((
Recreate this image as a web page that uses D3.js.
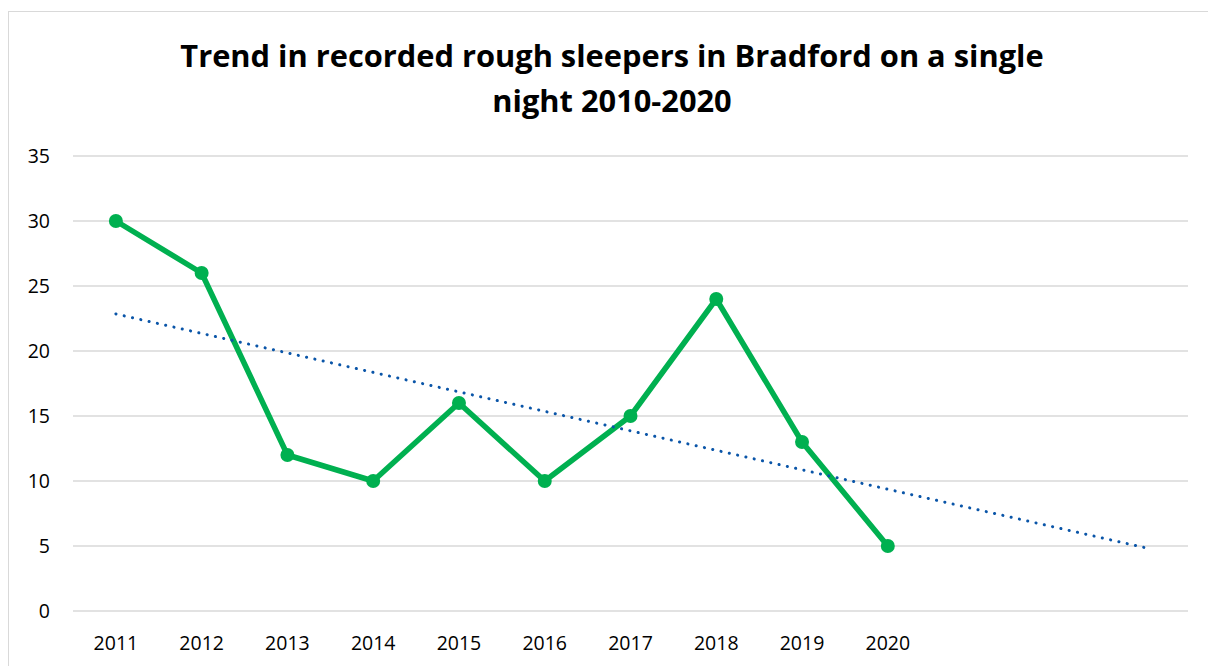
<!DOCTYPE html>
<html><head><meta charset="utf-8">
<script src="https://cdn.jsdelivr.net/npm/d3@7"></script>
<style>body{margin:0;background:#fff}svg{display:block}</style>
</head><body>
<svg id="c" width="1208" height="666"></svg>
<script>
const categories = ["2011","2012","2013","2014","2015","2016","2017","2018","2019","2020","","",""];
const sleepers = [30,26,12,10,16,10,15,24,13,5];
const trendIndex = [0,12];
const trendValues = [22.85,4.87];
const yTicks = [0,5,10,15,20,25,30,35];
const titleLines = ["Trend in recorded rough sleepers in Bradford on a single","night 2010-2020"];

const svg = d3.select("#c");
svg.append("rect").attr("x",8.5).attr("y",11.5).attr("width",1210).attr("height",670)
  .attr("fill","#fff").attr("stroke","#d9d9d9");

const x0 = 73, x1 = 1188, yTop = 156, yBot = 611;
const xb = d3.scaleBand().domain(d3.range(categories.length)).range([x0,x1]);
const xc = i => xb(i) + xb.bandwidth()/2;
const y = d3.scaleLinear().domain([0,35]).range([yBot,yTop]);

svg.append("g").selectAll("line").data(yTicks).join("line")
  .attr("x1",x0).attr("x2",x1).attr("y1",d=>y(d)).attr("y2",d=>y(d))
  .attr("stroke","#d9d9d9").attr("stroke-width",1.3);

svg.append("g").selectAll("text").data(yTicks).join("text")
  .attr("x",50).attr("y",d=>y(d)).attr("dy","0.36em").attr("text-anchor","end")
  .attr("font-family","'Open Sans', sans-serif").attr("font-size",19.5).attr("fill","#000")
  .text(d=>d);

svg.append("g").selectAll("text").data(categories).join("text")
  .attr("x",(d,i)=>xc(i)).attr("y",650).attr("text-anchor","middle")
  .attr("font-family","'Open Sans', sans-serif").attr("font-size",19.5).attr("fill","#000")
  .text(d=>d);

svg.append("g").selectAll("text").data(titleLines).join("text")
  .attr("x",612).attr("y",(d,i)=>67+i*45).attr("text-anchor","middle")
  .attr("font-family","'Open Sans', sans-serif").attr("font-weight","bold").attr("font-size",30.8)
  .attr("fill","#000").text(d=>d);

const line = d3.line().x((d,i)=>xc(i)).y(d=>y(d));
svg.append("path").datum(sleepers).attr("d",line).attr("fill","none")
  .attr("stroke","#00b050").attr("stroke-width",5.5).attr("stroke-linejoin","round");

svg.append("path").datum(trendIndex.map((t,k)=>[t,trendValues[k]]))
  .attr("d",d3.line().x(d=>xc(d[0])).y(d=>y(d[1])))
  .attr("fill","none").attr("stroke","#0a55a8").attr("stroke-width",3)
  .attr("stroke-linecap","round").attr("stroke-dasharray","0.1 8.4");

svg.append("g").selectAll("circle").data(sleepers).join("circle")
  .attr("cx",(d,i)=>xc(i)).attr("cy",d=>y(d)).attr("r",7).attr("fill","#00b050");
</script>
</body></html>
))
STATED TASK
Please extract exactly the lines of the data, from the first through the line containing "in recorded rough", and add no pictures to the copy.

WRITTEN SOLUTION
Recreate this image as a web page that uses D3.js.
<!DOCTYPE html>
<html><head><meta charset="utf-8">
<script src="https://cdn.jsdelivr.net/npm/d3@7"></script>
<style>body{margin:0;background:#fff}svg{display:block}</style>
</head><body>
<svg id="c" width="1208" height="666"></svg>
<script>
const categories = ["2011","2012","2013","2014","2015","2016","2017","2018","2019","2020","","",""];
const sleepers = [30,26,12,10,16,10,15,24,13,5];
const trendIndex = [0,12];
const trendValues = [22.85,4.87];
const yTicks = [0,5,10,15,20,25,30,35];
const titleLines = ["Trend in recorded rough sleepers in Bradford on a single","night 2010-2020"];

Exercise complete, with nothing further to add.